De las cabezas rapadas de Julia y Diego surgían cables que se conectaban con la pantalla. Los niños parecían inconscientes, aunque en la imagen de la pared seguían corriendo y riendo cogidos de la mano, suspendidos en el vacío. Sin embargo, en sus cuerpos físicos, sus bocas dibujaban una sonrisa y en los dedos de sus manos y sus pies se advertía leves movimientos.

La tía de Julia y Diego tenía el rostro bañado en lágrimas. Sin apenas fuerza en el cuerpo, se giró a mirar al alguacil médico que aguardaba inexpresivo e impaciente en la puerta de la habitación. Gertrudis tragó saliva. Le fallaban las piernas cuando acertó a apagar con un dedo tembloroso uno de los dos iconos con una silueta humana.

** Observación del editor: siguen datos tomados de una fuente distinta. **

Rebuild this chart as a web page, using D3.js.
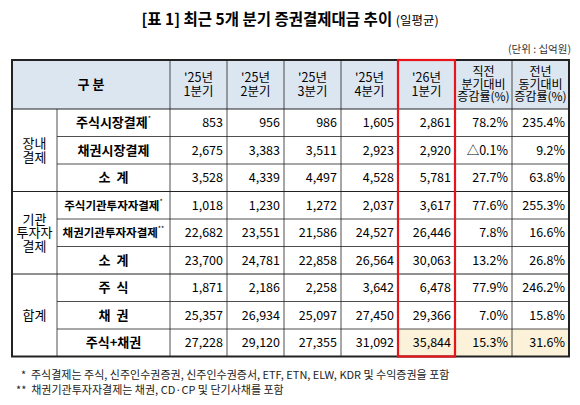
<!DOCTYPE html>
<html><head><meta charset="utf-8">
<script src="https://cdn.jsdelivr.net/npm/d3@7"></script>
<style>body{margin:0;background:#fff;font-family:"Noto Sans CJK KR",sans-serif}</style>
</head><body><svg id="c" width="580" height="405"></svg>
<script>
var quarters = ["'25년|1분기", "'25년|2분기", "'25년|3분기", "'25년|4분기", "'26년|1분기"];
var rowLabels = ["주식시장결제", "채권시장결제", "소  계", "주식기관투자자결제", "채권기관투자자결제", "소  계", "주  식", "채  권", "주식+채권"];
var marks = ["*", "", "", "*", "**", "", "", "", ""];
var groups = [["장내|결제", 0, 3], ["기관|투자자|결제", 3, 6], ["합계", 6, 9]];
var values = [
  [853, 956, 986, 1605, 2861],
  [2675, 3383, 3511, 2923, 2920],
  [3528, 4339, 4497, 4528, 5781],
  [1018, 1230, 1272, 2037, 3617],
  [22682, 23551, 21586, 24527, 26446],
  [23700, 24781, 22858, 26564, 30063],
  [1871, 2186, 2258, 3642, 6478],
  [25357, 26934, 25097, 27450, 29366],
  [27228, 29120, 27355, 31092, 35844]
];
var qoq = ["78.2%", "△0.1%", "27.7%", "77.6%", "7.8%", "13.2%", "77.9%", "7.0%", "15.3%"];
var yoy = ["235.4%", "9.2%", "63.8%", "255.3%", "16.6%", "26.8%", "246.2%", "15.8%", "31.6%"];
var notes = ["  *  주식결제는 주식, 신주인수권증권, 신주인수권증서, ETF, ETN, ELW, KDR 및 수익증권을 포함",
             "**  채권기관투자자결제는 채권, CD·CP 및 단기사채를 포함"];

(function() {
var svg = d3.select('#c');
var colX = [12, 57, 170, 227, 284, 341, 398, 455, 512, 569];
var tTop = 60, headH = 49, rowH = 27.5;
var y = d3.scaleBand().domain(d3.range(9)).range([tTop + headH, tTop + headH + rowH * 9]);
var bottom = tTop + headH + rowH * 9;
var fmt = d3.format(',');

svg.append('text').attr('x', 290).attr('y', 25).attr('text-anchor', 'middle')
  .style('font-size', '15.5px').style('font-weight', 'bold')
  .text('[표 1] 최근 5개 분기 증권결제대금 추이 ')
  .append('tspan').style('font-weight', 'normal').style('font-size', '12.5px').text('(일평균)');
svg.append('text').attr('x', 571).attr('y', 53).attr('text-anchor', 'end')
  .style('font-size', '10.5px').style('fill', '#333').text('(단위 : 십억원)');

// header + highlighted cells
svg.append('rect').attr('x', 12).attr('y', tTop).attr('width', 557).attr('height', headH).attr('fill', '#dce6f1');
svg.append('rect').attr('x', colX[6]).attr('y', y(8)).attr('width', colX[9] - colX[6]).attr('height', rowH).attr('fill', '#fcf2da');

function multiline(x, cy, lines, size, bold) {
  var t = svg.append('text').attr('x', x).attr('text-anchor', 'middle')
    .style('font-size', size + 'px').style('font-weight', bold ? 'bold' : 'normal');
  var lh = size * 1.05;
  lines.forEach(function(l, i) {
    t.append('tspan').attr('x', x).attr('y', cy + (i - (lines.length - 1) / 2) * lh + size * 0.36).text(l);
  });
}
multiline((colX[0] + colX[2]) / 2, tTop + headH / 2, ['구    분'], 13, true);
quarters.forEach(function(q, i) {
  multiline((colX[i + 2] + colX[i + 3]) / 2, tTop + headH / 2, q.split('|'), 12.5, false);
});
multiline((colX[7] + colX[8]) / 2, tTop + headH / 2, ['직전', '분기대비', '증감률(%)'], 12, false);
multiline((colX[8] + colX[9]) / 2, tTop + headH / 2, ['전년', '동기대비', '증감률(%)'], 12, false);

groups.forEach(function(g) {
  multiline((colX[0] + colX[1]) / 2, (y(g[1]) + y(g[2] - 1) + rowH) / 2, g[0].split('|'), 13, false);
});

rowLabels.forEach(function(l, i) {
  var cy = y(i) + rowH / 2 + 4.5;
  var t = svg.append('text').attr('x', (colX[1] + colX[2]) / 2).attr('y', cy).attr('text-anchor', 'middle')
    .style('font-size', l.length > 8 ? '11.5px' : '13px').style('font-weight', 'bold').attr('xml:space', 'preserve').text(l);
  if (marks[i]) t.append('tspan').attr('dy', -6).style('font-size', '7px').style('font-weight', 'normal').text(marks[i]);
  values[i].forEach(function(v, j) {
    svg.append('text').attr('x', colX[j + 3] - 4).attr('y', cy).attr('text-anchor', 'end')
      .style('font-size', '12.5px').text(fmt(v));
  });
  svg.append('text').attr('x', colX[8] - 4).attr('y', cy).attr('text-anchor', 'end').style('font-size', '12.5px').text(qoq[i]);
  svg.append('text').attr('x', colX[9] - 4).attr('y', cy).attr('text-anchor', 'end').style('font-size', '12.5px').text(yoy[i]);
});

// grid lines
var dark = '#222';
d3.range(1, 9).forEach(function(i) {
  var sep = groups.some(function(g) { return g[1] === i; });
  svg.append('line').attr('x1', sep ? 12 : colX[1]).attr('x2', 569).attr('y1', y(i)).attr('y2', y(i))
    .attr('stroke', dark).attr('stroke-width', sep ? 1 : 0.8);
});
svg.append('line').attr('x1', 12).attr('x2', 569).attr('y1', tTop + headH).attr('y2', tTop + headH).attr('stroke', dark);
colX.slice(1, -1).forEach(function(x, k) {
  svg.append('line').attr('x1', x).attr('x2', x).attr('y1', k === 0 ? tTop + headH : tTop).attr('y2', bottom)
    .attr('stroke', dark).attr('stroke-width', 0.8);
});
svg.append('rect').attr('x', 12).attr('y', tTop).attr('width', 557).attr('height', bottom - tTop)
  .attr('fill', 'none').attr('stroke', dark).attr('stroke-width', 2);
svg.append('rect').attr('x', colX[6]).attr('y', tTop).attr('width', colX[7] - colX[6]).attr('height', bottom - tTop)
  .attr('fill', 'none').attr('stroke', '#e8141c').attr('stroke-width', 2.2);

notes.forEach(function(n, i) {
  svg.append('text').attr('x', 16).attr('y', 379 + i * 15).attr('xml:space', 'preserve')
    .style('font-size', '11px').style('fill', '#222').text(n);
});
})();
</script></body></html>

-Perdóname... -acertó a murmurar.

Julia desapareció de la imagen y la sonrisa y movimientos de sus dedos murieron. Diego aún corría en la gran pantalla, solo. Su cuerpo, estirado sobre la cama, se estremeció y emitió un gemido. Gertrudis miraba a Diego angustiada y justo cuando en la pantalla él paró de correr y se giró para mirarla desde la distancia, ella pulsó el botón que lo volatilizó. Ahí no pudo aguantar más y soltó el mando que se rompió contra el suelo.

La enorme pantalla se apagó. En la habitación solo se oía el agudo pitido de los electrocardiogramas. Los cuerpos inertes de Diego y Julia parecían dos sombras, restos irreales de una dolorosa pesadilla.

Los niños por fin habían dejado de sufrir, pensó.

Recobró la compostura, les dio un beso en la frente y salió de la habitación escoltada por el alguacil.

Aún no había dado diez pasos por el pasillo cuando escuchó la risa de sus sobrinos.

Con el corazón acelerado, apartó al escolta médico y corrió de vuelta a la habitación. Justo a tiempo para ver la enorme pantalla encendida de nuevo con los niños jugando jubilosos al escondite entre los limoneros y las camas de Julia y de Diego, vacías.